→ **Problem statement**
Everything in the data should be repeated exactly, save for the images.

→ **Information shown**
◇ ◇ ◇ ◇
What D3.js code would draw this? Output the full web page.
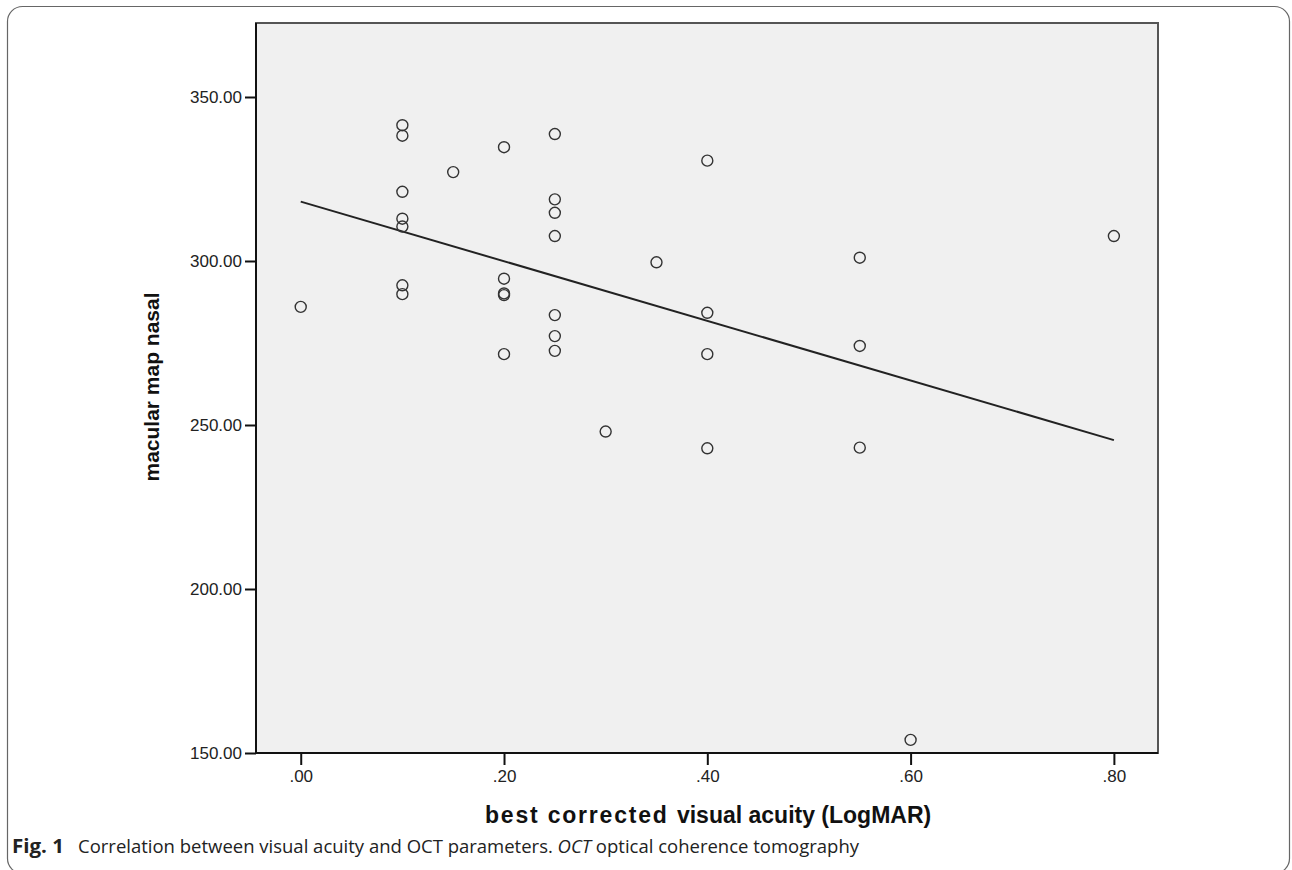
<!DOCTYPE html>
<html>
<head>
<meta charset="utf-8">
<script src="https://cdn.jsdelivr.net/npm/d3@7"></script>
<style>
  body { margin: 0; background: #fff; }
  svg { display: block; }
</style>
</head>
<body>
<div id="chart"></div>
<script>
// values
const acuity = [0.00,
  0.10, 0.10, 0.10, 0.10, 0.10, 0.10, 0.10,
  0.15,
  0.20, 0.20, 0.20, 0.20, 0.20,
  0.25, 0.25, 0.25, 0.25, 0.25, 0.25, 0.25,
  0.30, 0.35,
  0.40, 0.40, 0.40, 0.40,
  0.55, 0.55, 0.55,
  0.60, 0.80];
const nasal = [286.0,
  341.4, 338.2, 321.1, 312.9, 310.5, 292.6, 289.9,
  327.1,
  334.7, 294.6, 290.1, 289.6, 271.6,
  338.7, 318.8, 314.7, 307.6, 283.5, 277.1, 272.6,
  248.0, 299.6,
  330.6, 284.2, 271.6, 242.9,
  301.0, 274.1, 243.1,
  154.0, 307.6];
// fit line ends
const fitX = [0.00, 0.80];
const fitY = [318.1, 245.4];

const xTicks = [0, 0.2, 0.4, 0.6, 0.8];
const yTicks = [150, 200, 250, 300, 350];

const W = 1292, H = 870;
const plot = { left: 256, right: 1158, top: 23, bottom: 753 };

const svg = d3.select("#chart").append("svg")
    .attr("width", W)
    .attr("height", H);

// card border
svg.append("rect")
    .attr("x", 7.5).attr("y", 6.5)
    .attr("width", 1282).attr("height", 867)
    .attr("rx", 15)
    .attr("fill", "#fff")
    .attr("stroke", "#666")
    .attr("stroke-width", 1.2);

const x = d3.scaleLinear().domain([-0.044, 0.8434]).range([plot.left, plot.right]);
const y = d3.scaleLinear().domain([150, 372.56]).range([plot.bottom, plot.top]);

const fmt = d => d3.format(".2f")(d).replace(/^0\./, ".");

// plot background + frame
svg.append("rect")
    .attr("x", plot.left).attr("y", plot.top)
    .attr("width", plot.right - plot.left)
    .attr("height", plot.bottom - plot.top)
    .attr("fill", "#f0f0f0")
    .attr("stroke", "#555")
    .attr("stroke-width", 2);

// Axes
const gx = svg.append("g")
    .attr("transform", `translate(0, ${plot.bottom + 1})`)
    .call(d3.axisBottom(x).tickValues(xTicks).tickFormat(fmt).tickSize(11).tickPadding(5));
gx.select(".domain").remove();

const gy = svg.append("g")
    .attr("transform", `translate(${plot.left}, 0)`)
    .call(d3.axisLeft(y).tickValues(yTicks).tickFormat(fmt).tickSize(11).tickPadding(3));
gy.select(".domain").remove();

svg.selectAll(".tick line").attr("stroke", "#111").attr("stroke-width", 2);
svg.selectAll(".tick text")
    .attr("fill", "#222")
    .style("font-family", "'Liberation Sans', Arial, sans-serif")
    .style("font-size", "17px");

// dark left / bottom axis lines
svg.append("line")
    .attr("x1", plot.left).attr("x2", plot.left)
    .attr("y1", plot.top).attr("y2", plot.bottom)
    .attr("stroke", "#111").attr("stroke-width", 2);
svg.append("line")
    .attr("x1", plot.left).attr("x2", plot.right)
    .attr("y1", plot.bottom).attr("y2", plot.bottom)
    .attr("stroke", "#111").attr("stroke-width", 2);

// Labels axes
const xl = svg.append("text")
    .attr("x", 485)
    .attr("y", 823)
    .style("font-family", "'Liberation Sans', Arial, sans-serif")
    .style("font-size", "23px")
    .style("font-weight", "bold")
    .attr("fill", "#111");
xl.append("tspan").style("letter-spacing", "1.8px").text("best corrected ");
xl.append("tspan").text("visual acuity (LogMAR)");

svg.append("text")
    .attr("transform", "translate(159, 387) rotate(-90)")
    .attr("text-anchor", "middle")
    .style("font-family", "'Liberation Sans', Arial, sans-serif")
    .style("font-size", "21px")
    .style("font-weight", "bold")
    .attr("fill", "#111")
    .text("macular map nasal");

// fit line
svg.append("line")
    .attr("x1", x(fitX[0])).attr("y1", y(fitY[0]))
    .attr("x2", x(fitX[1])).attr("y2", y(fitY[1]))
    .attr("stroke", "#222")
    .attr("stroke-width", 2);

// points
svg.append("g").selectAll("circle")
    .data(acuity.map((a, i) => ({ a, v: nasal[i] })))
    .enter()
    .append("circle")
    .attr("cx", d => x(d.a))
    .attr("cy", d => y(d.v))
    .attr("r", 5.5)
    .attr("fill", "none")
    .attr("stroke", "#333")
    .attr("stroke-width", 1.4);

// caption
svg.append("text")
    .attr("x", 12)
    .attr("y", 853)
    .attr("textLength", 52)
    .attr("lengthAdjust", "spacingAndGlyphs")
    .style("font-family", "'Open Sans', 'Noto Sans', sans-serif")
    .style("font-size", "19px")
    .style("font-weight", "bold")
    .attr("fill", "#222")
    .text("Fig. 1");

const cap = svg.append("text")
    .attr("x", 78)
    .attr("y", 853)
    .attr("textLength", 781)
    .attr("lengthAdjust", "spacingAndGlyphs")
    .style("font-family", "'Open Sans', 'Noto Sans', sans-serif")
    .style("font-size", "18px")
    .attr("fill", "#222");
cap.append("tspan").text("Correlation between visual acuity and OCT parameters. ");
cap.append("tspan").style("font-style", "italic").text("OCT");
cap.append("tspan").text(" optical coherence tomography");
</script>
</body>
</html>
◇ ◇ ◇ ◇
→ **Exercise solution**
What D3.js code would draw this? Output the full web page.
<!DOCTYPE html>
<html>
<head>
<meta charset="utf-8">
<script src="https://cdn.jsdelivr.net/npm/d3@7"></script>
<style>
  body { margin: 0; background: #fff; }
  svg { display: block; }
</style>
</head>
<body>
<div id="chart"></div>
<script>
// values
const acuity = [0.00,
  0.10, 0.10, 0.10, 0.10, 0.10, 0.10, 0.10,
  0.15,
  0.20, 0.20, 0.20, 0.20, 0.20,
  0.25, 0.25, 0.25, 0.25, 0.25, 0.25, 0.25,
  0.30, 0.35,
  0.40, 0.40, 0.40, 0.40,
  0.55, 0.55, 0.55,
  0.60, 0.80];
const nasal = [286.0,
  341.4, 338.2, 321.1, 312.9, 310.5, 292.6, 289.9,
  327.1,
  334.7, 294.6, 290.1, 289.6, 271.6,
  338.7, 318.8, 314.7, 307.6, 283.5, 277.1, 272.6,
  248.0, 299.6,
  330.6, 284.2, 271.6, 242.9,
  301.0, 274.1, 243.1,
  154.0, 307.6];
// fit line ends
const fitX = [0.00, 0.80];
const fitY = [318.1, 245.4];

const xTicks = [0, 0.2, 0.4, 0.6, 0.8];
const yTicks = [150, 200, 250, 300, 350];

const W = 1292, H = 870;
const plot = { left: 256, right: 1158, top: 23, bottom: 753 };

const svg = d3.select("#chart").append("svg")
    .attr("width", W)
    .attr("height", H);

// card border
svg.append("rect")
    .attr("x", 7.5).attr("y", 6.5)
    .attr("width", 1282).attr("height", 867)
    .attr("rx", 15)
    .attr("fill", "#fff")
    .attr("stroke", "#666")
    .attr("stroke-width", 1.2);

const x = d3.scaleLinear().domain([-0.044, 0.8434]).range([plot.left, plot.right]);
const y = d3.scaleLinear().domain([150, 372.56]).range([plot.bottom, plot.top]);

const fmt = d => d3.format(".2f")(d).replace(/^0\./, ".");

// plot background + frame
svg.append("rect")
    .attr("x", plot.left).attr("y", plot.top)
    .attr("width", plot.right - plot.left)
    .attr("height", plot.bottom - plot.top)
    .attr("fill", "#f0f0f0")
    .attr("stroke", "#555")
    .attr("stroke-width", 2);

// Axes
const gx = svg.append("g")
    .attr("transform", `translate(0, ${plot.bottom + 1})`)
    .call(d3.axisBottom(x).tickValues(xTicks).tickFormat(fmt).tickSize(11).tickPadding(5));
gx.select(".domain").remove();

const gy = svg.append("g")
    .attr("transform", `translate(${plot.left}, 0)`)
    .call(d3.axisLeft(y).tickValues(yTicks).tickFormat(fmt).tickSize(11).tickPadding(3));
gy.select(".domain").remove();

svg.selectAll(".tick line").attr("stroke", "#111").attr("stroke-width", 2);
svg.selectAll(".tick text")
    .attr("fill", "#222")
    .style("font-family", "'Liberation Sans', Arial, sans-serif")
    .style("font-size", "17px");

// dark left / bottom axis lines
svg.append("line")
    .attr("x1", plot.left).attr("x2", plot.left)
    .attr("y1", plot.top).attr("y2", plot.bottom)
    .attr("stroke", "#111").attr("stroke-width", 2);
svg.append("line")
    .attr("x1", plot.left).attr("x2", plot.right)
    .attr("y1", plot.bottom).attr("y2", plot.bottom)
    .attr("stroke", "#111").attr("stroke-width", 2);

// Labels axes
const xl = svg.append("text")
    .attr("x", 485)
    .attr("y", 823)
    .style("font-family", "'Liberation Sans', Arial, sans-serif")
    .style("font-size", "23px")
    .style("font-weight", "bold")
    .attr("fill", "#111");
xl.append("tspan").style("letter-spacing", "1.8px").text("best corrected ");
xl.append("tspan").text("visual acuity (LogMAR)");

svg.append("text")
    .attr("transform", "translate(159, 387) rotate(-90)")
    .attr("text-anchor", "middle")
    .style("font-family", "'Liberation Sans', Arial, sans-serif")
    .style("font-size", "21px")
    .style("font-weight", "bold")
    .attr("fill", "#111")
    .text("macular map nasal");

// fit line
svg.append("line")
    .attr("x1", x(fitX[0])).attr("y1", y(fitY[0]))
    .attr("x2", x(fitX[1])).attr("y2", y(fitY[1]))
    .attr("stroke", "#222")
    .attr("stroke-width", 2);

// points
svg.append("g").selectAll("circle")
    .data(acuity.map((a, i) => ({ a, v: nasal[i] })))
    .enter()
    .append("circle")
    .attr("cx", d => x(d.a))
    .attr("cy", d => y(d.v))
    .attr("r", 5.5)
    .attr("fill", "none")
    .attr("stroke", "#333")
    .attr("stroke-width", 1.4);

// caption
svg.append("text")
    .attr("x", 12)
    .attr("y", 853)
    .attr("textLength", 52)
    .attr("lengthAdjust", "spacingAndGlyphs")
    .style("font-family", "'Open Sans', 'Noto Sans', sans-serif")
    .style("font-size", "19px")
    .style("font-weight", "bold")
    .attr("fill", "#222")
    .text("Fig. 1");

const cap = svg.append("text")
    .attr("x", 78)
    .attr("y", 853)
    .attr("textLength", 781)
    .attr("lengthAdjust", "spacingAndGlyphs")
    .style("font-family", "'Open Sans', 'Noto Sans', sans-serif")
    .style("font-size", "18px")
    .attr("fill", "#222");
cap.append("tspan").text("Correlation between visual acuity and OCT parameters. ");
cap.append("tspan").style("font-style", "italic").text("OCT");
cap.append("tspan").text(" optical coherence tomography");
</script>
</body>
</html>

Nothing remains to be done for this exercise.